Seguimos siendo dos hasta que un compañero también se interesa en la torre que estoy armando. Va y viene, se acerca y se aleja. Yo lo espero y sigo armando. El compañero también interviene y construye conmigo. Andrés se sigue acercando y alejando, hasta que toma un daqui y lo ubica en la torre. Ahora ya somos tres.
Adentro y afuera
En paralelo a esto, comienza a irrumpir en las rondas de saludo. Se lo observa entrando y saliendo. Se para en el medio, mira y se va. Podrá, invitado por su seño, sentarse acompañado por algún juguete y por mí.
La seño puede hacer lugar a aquello que necesita y nunca deja de invitarlo, de avisarle que él tiene su lugar y lo hace partícipe de las actividades. Algo nuevo comienza a aparecer: Andrés esta por fuera pero atento a lo que sucede en la ronda. Es que los niños están buscando sus nombres y pegándolos en el pizarrón.
La seño sabe que Andrés mira, se da cuenta que algo de los nombres le interesa. Armara algo para él, que quizás lo incluya en el conjunto: tiene su cartel con el nombre hecho con letras grandes. Así comienza a acercarse a la ronda con el solo propósito de encontrarse, de ubicar su nombre y hacer marca en el pizarrón. Pizarrón que luego usará para hacer dibujos y despegar algo que la seño había dejado: el día, la fecha, el clima…

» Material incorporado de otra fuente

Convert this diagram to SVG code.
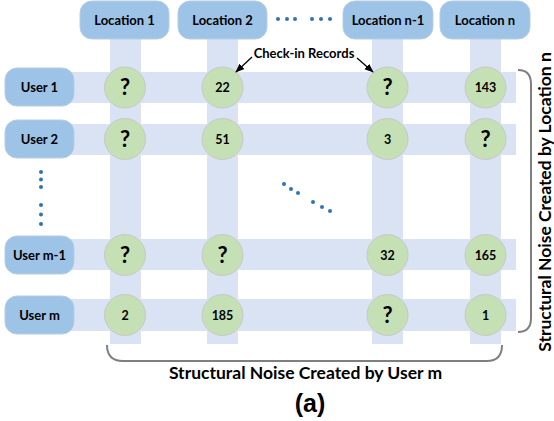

Continúa mostrando dificultades para estar con otros pero ya no evita, ya no se aleja. Por momentos muerde, por otros pellizca, si un compañero tiene un juguete que quiere él, se acerca y se lo saca.
Andrés empieza a aparecer, se hace presente con sus reacciones acompañadas por el NO a todo. El otro pregunta, ofrece y él responde “No”. Mira y se reafirma con un claro “No”.
Ni las galletitas se salvan. Andrés puede hacer lugar a la diferencia y pasa de comer cualquier galletita, casi sin masticar, una tras otra, a poder pedir solo galles rellenas. Las abre, come el relleno y deja a un costado las tapas. Luego, pedirá que sean de chocolate.
¿Dónde está Andrés?
Es noviembre y en el patio de juegos también se observan cambios. Andrés deja de estar solo, esforzándose por evitar todo contacto con sus compañeros y seños. Ahora, quiere las hamacas y pedirá por ellas. Otras veces correrá para llegar primero. Los compañeros lo hamacan, él sonríe.
Las señoritas del jardín lo empiezan a ver más alto, “ese corte de pelo lo hace más alto, como más grande” dirán. Ya no le hacen upa, no lo tienen sentado arriba de sus piernas.
Llega fin de año y yo no lo veo. Vuelvo del patio, entro a la sala y no lo encuentro en el lugar que estaba siempre. Me asusto hasta que su señorita me dice: “esta acá”.
Ahí estaba Andrés, sentado en la ronda… “perdido” en el conjunto.
Regular Division of the Plane with Birds, M. C. Escher (1949).
Nota: el material desarrollado, respeta la lógica del caso, pero porta las transformaciones necesarias para sostener la discrecionalidad y reserva correspondientes a cada abordaje clínico.